Eusipa also supports the quantitative options. The trade body criticised the qualitative option one, which slots products into one of six risk categories, writing that "there is no quantitative rationale in the [category] scale" and that "it is less a risk measure than a product classification, which does not bring clarity to the investor". The association also dislikes option four, writing that "a two-level risk indicator contradicts the idea behind a summary risk indicator as is requested under the Priips regulation."

The fund industry is also fond of option two. "It is the only one assessing market and credit risks separately, which is of paramount importance for distinguishing between different types of Priips. This option is also the closest approximation in terms of risk indicators to the existing Ucits SRRI," says Susanne Weismüller, senior legal adviser at the Association of the Luxembourg Fund Industry.

However, insurance and pension fund stakeholders – including Allianz SE and trade association Insurance Europe – rejected this methodology. Allianz said option two was based on linear extrapolation from short-term market risk and therefore gave meaningful results only for short-term products. "It does not work for long-term products, as market risk cannot be linearly approximated over longer periods of time," the insurer wrote.

Meanwhile, Insurance Europe wrote that none of the four proposals "appropriately cover every different type of product and in particular long-term products with guarantees". In total, only two out of 14 insurance and pension fund respondents favoured option two outright.

Practicality of a single rating questioned

The divide between bank issuers and asset managers on the one hand and insurers and pension fund representatives on the other brings into question whether a single summary risk indicator would work in practice for the whole universe of Priips.

"The inclusion of certain elements relevant to one group of products might be irrelevant for another set of products, and different methodologies should be used," says Olivia Fabry, policy adviser in the conduct of business department at Insurance Europe.

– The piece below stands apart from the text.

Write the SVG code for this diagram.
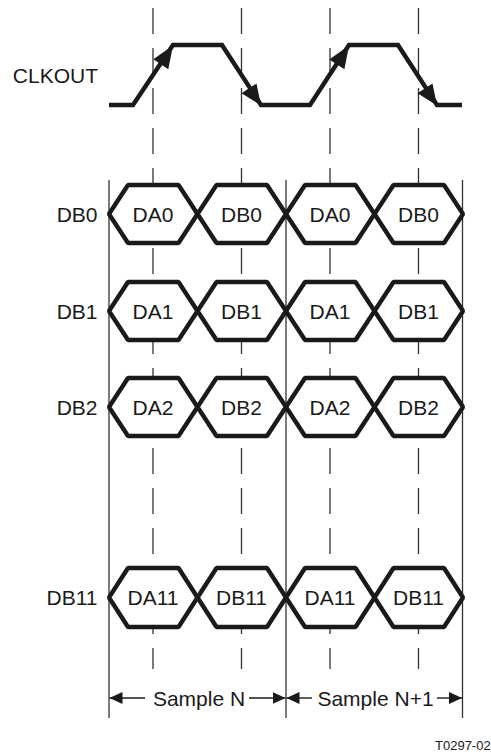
<svg xmlns="http://www.w3.org/2000/svg" width="491" height="754" viewBox="0 0 491 754">
<style>
text{font-family:"Liberation Sans",Arial,sans-serif;font-size:21px;fill:#1a1a1a}
.lbl{text-anchor:end}
.mid{text-anchor:middle}
.solid{stroke:#333;stroke-width:1.3;fill:none}
.dash{stroke:#333;stroke-width:1.3;fill:none;stroke-dasharray:26 14}
.hex{fill:#fff;stroke:#1a1a1a;stroke-width:4.4;stroke-linejoin:bevel}
.wave{fill:none;stroke:#1a1a1a;stroke-width:4.4;stroke-linejoin:miter}
.head{fill:#1a1a1a}
.dim{stroke:#1a1a1a;stroke-width:1.4;fill:none;marker-end:url(#ah)}
.small{font-size:13px}
</style>
<defs>
<marker id="ah" markerUnits="userSpaceOnUse" markerWidth="13" markerHeight="12" refX="13" refY="6" orient="auto">
<path d="M0,0 L13,6 L0,12 Z" fill="#1a1a1a"/>
</marker>
</defs>
<g id="guides">
<line class="dash" x1="153" y1="8" x2="153" y2="669"/>
<line class="dash" x1="241.5" y1="8" x2="241.5" y2="669"/>
<line class="dash" x1="330" y1="8" x2="330" y2="669"/>
<line class="dash" x1="418.5" y1="8" x2="418.5" y2="669"/>
<line class="solid" x1="109" y1="180" x2="109" y2="718"/>
<line class="solid" x1="286" y1="180" x2="286" y2="718"/>
<line class="solid" x1="462.5" y1="180" x2="462.5" y2="718"/>
</g>
<g id="clkout">
<text class="lbl" x="98" y="83">CLKOUT</text>
<polyline class="wave" points="109,105 133,105 173,45 222,45 261,105 310,105 349,45 398,45 437,105 462,105"/>
<polygon class="head" points="173,45.5 168.3,69.2 153.3,59.2"/>
<polygon class="head" points="261,105.5 241.5,93.3 256.5,83.5"/>
<polygon class="head" points="349,45.5 344.4,69.2 329.3,59.4"/>
<polygon class="head" points="437,105.5 417.5,93.3 432.5,83.5"/>
</g>
<g id="db0">
<text class="lbl" x="97.5" y="221.5">DB0</text>
<polygon class="hex" points="109,214 128,185 178.5,185 197.5,214 178.5,243 128,243"/>
<polygon class="hex" points="197.5,214 216.5,185 267,185 286,214 267,243 216.5,243"/>
<polygon class="hex" points="286,214 305,185 355.5,185 374.5,214 355.5,243 305,243"/>
<polygon class="hex" points="374.5,214 393.5,185 444,185 463,214 444,243 393.5,243"/>
<text class="mid" x="153" y="221.5">DA0</text>
<text class="mid" x="241.5" y="221.5">DB0</text>
<text class="mid" x="330" y="221.5">DA0</text>
<text class="mid" x="418.5" y="221.5">DB0</text>
</g>
<g id="db1">
<text class="lbl" x="97.5" y="318.5">DB1</text>
<polygon class="hex" points="109,311 128,282 178.5,282 197.5,311 178.5,340 128,340"/>
<polygon class="hex" points="197.5,311 216.5,282 267,282 286,311 267,340 216.5,340"/>
<polygon class="hex" points="286,311 305,282 355.5,282 374.5,311 355.5,340 305,340"/>
<polygon class="hex" points="374.5,311 393.5,282 444,282 463,311 444,340 393.5,340"/>
<text class="mid" x="153" y="318.5">DA1</text>
<text class="mid" x="241.5" y="318.5">DB1</text>
<text class="mid" x="330" y="318.5">DA1</text>
<text class="mid" x="418.5" y="318.5">DB1</text>
</g>
<g id="db2">
<text class="lbl" x="97.5" y="414.5">DB2</text>
<polygon class="hex" points="109,407 128,378 178.5,378 197.5,407 178.5,436 128,436"/>
<polygon class="hex" points="197.5,407 216.5,378 267,378 286,407 267,436 216.5,436"/>
<polygon class="hex" points="286,407 305,378 355.5,378 374.5,407 355.5,436 305,436"/>
<polygon class="hex" points="374.5,407 393.5,378 444,378 463,407 444,436 393.5,436"/>
<text class="mid" x="153" y="414.5">DA2</text>
<text class="mid" x="241.5" y="414.5">DB2</text>
<text class="mid" x="330" y="414.5">DA2</text>
<text class="mid" x="418.5" y="414.5">DB2</text>
</g>
<g id="db11">
<text class="lbl" x="97.5" y="605">DB11</text>
<polygon class="hex" points="109,597.5 128,568 178.5,568 197.5,597.5 178.5,627 128,627"/>
<polygon class="hex" points="197.5,597.5 216.5,568 267,568 286,597.5 267,627 216.5,627"/>
<polygon class="hex" points="286,597.5 305,568 355.5,568 374.5,597.5 355.5,627 305,627"/>
<polygon class="hex" points="374.5,597.5 393.5,568 444,568 463,597.5 444,627 393.5,627"/>
<text class="mid" x="153" y="605">DA11</text>
<text class="mid" x="241.5" y="605">DB11</text>
<text class="mid" x="330" y="605">DA11</text>
<text class="mid" x="418.5" y="605">DB11</text>
</g>
<g id="samples">
<line class="dim" x1="145" y1="698" x2="109.5" y2="698"/>
<line class="dim" x1="249" y1="698" x2="285.5" y2="698"/>
<text class="mid" x="199" y="705.5">Sample N</text>
<line class="dim" x1="312" y1="698" x2="286.5" y2="698"/>
<line class="dim" x1="437" y1="698" x2="462" y2="698"/>
<text class="mid" x="375.5" y="705.5">Sample N+1</text>
</g>
<text x="435" y="750" class="small">T0297-02</text>
</svg>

However, others note that the incentive to come up with a single risk-rating methodology is significant. "I don't think there will be different methodologies used for different products ... as that effectively destroys the idea [of] comparing apples with apples, which is the whole point of Priips [regulation]," says a source at a European structured products issuer. "Regulators will work very hard to find a single common approach that is the best fit."

The forthcoming regulation requires a single rating for all products. It is unclear whether Priips manufacturers will be allowed to include a more detailed explanation of the differences between products in the KID in addition to the rating.

Fans of options two and three are also divided over what method should be used to generate the forward-looking scenarios that inform the quantitative ratings. Eusipa favours the "what-if" scenarios proposed by the ESAs, as they "would enable the investor to easily see how the product would perform under a selection of key hypothetical market situations that directly impact the various product features". This is also an approach supported by BNP Paribas.

However, French dealer Credit Agricole says it would be better if manufacturers of structured funds, notes and deposits were allowed to choose the performance scenarios themselves, as is the case under French regulatory guidelines. For all other Priips, the bank suggests disclosing how they performed under different conditions in the past rather than using forward-looking scenarios.

David Stuff, chief executive of Cube Investing, a UK-based structured products distributor, also backs the use of past performance data, writing that forecasts are "inaccurate, subjective, non-standardised and easily manipulated".

A final consultation paper on the risk ratings and other elements of the Priips KID is expected in the autumn. This will inform the regulatory technical standards that will be submitted to the European Commission for approval by March 31, 2016.